> REQUIRED TASK: Would you extract the whole listing below and retype it exactly?

> SUPPLIED MATERIAL:
====

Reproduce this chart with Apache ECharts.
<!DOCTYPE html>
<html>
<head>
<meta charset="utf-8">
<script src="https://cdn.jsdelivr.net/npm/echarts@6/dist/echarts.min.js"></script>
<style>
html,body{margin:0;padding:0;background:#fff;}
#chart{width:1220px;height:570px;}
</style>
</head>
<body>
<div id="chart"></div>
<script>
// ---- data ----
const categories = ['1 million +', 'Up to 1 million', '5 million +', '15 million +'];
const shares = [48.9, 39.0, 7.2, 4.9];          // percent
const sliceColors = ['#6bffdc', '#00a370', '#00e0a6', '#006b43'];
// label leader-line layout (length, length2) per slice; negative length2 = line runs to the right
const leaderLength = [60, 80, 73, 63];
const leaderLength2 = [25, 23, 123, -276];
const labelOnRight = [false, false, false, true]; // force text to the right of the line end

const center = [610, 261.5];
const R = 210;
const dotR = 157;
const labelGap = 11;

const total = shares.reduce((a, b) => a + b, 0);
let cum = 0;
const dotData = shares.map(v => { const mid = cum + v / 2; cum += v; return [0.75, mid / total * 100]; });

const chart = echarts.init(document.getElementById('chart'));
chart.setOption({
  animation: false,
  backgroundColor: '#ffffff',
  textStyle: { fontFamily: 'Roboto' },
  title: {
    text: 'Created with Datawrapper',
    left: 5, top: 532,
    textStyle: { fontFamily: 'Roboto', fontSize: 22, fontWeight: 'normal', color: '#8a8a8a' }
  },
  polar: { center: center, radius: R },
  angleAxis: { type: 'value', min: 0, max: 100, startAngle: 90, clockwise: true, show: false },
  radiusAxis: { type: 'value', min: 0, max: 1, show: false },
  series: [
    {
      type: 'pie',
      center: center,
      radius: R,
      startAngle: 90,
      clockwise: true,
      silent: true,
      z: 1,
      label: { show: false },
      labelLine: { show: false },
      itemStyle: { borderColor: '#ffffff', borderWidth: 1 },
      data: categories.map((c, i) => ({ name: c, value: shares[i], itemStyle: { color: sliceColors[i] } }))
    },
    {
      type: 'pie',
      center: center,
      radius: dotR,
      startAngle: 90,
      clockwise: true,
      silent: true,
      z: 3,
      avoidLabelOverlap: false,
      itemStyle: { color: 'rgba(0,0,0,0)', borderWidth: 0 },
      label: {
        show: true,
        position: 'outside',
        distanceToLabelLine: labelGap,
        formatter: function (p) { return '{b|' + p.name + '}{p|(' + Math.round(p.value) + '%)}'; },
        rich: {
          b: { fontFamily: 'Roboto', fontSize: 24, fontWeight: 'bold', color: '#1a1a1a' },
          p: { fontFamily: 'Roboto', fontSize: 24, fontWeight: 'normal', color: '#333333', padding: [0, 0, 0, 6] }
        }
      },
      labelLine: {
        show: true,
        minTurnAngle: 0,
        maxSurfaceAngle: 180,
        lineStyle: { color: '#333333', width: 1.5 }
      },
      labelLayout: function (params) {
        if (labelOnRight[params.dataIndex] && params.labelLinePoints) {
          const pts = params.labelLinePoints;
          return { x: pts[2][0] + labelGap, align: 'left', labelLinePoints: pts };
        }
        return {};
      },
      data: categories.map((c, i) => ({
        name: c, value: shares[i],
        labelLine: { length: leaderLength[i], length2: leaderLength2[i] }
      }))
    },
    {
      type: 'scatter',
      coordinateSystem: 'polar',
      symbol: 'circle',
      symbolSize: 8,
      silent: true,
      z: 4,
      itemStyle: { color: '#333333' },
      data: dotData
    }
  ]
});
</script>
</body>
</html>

====

> WORKED SOLUTION:
Reproduce this chart with Apache ECharts.
<!DOCTYPE html>
<html>
<head>
<meta charset="utf-8">
<script src="https://cdn.jsdelivr.net/npm/echarts@6/dist/echarts.min.js"></script>
<style>
html,body{margin:0;padding:0;background:#fff;}
#chart{width:1220px;height:570px;}
</style>
</head>
<body>
<div id="chart"></div>
<script>
// ---- data ----
const categories = ['1 million +', 'Up to 1 million', '5 million +', '15 million +'];
const shares = [48.9, 39.0, 7.2, 4.9];          // percent
const sliceColors = ['#6bffdc', '#00a370', '#00e0a6', '#006b43'];
// label leader-line layout (length, length2) per slice; negative length2 = line runs to the right
const leaderLength = [60, 80, 73, 63];
const leaderLength2 = [25, 23, 123, -276];
const labelOnRight = [false, false, false, true]; // force text to the right of the line end

const center = [610, 261.5];
const R = 210;
const dotR = 157;
const labelGap = 11;

const total = shares.reduce((a, b) => a + b, 0);
let cum = 0;
const dotData = shares.map(v => { const mid = cum + v / 2; cum += v; return [0.75, mid / total * 100]; });

const chart = echarts.init(document.getElementById('chart'));
chart.setOption({
  animation: false,
  backgroundColor: '#ffffff',
  textStyle: { fontFamily: 'Roboto' },
  title: {
    text: 'Created with Datawrapper',
    left: 5, top: 532,
    textStyle: { fontFamily: 'Roboto', fontSize: 22, fontWeight: 'normal', color: '#8a8a8a' }
  },
  polar: { center: center, radius: R },
  angleAxis: { type: 'value', min: 0, max: 100, startAngle: 90, clockwise: true, show: false },
  radiusAxis: { type: 'value', min: 0, max: 1, show: false },
  series: [
    {
      type: 'pie',
      center: center,
      radius: R,
      startAngle: 90,
      clockwise: true,
      silent: true,
      z: 1,
      label: { show: false },
      labelLine: { show: false },
      itemStyle: { borderColor: '#ffffff', borderWidth: 1 },
      data: categories.map((c, i) => ({ name: c, value: shares[i], itemStyle: { color: sliceColors[i] } }))
    },
    {
      type: 'pie',
      center: center,
      radius: dotR,
      startAngle: 90,
      clockwise: true,
      silent: true,
      z: 3,
      avoidLabelOverlap: false,
      itemStyle: { color: 'rgba(0,0,0,0)', borderWidth: 0 },
      label: {
        show: true,
        position: 'outside',
        distanceToLabelLine: labelGap,
        formatter: function (p) { return '{b|' + p.name + '}{p|(' + Math.round(p.value) + '%)}'; },
        rich: {
          b: { fontFamily: 'Roboto', fontSize: 24, fontWeight: 'bold', color: '#1a1a1a' },
          p: { fontFamily: 'Roboto', fontSize: 24, fontWeight: 'normal', color: '#333333', padding: [0, 0, 0, 6] }
        }
      },
      labelLine: {
        show: true,
        minTurnAngle: 0,
        maxSurfaceAngle: 180,
        lineStyle: { color: '#333333', width: 1.5 }
      },
      labelLayout: function (params) {
        if (labelOnRight[params.dataIndex] && params.labelLinePoints) {
          const pts = params.labelLinePoints;
          return { x: pts[2][0] + labelGap, align: 'left', labelLinePoints: pts };
        }
        return {};
      },
      data: categories.map((c, i) => ({
        name: c, value: shares[i],
        labelLine: { length: leaderLength[i], length2: leaderLength2[i] }
      }))
    },
    {
      type: 'scatter',
      coordinateSystem: 'polar',
      symbol: 'circle',
      symbolSize: 8,
      silent: true,
      z: 4,
      itemStyle: { color: '#333333' },
      data: dotData
    }
  ]
});
</script>
</body>
</html>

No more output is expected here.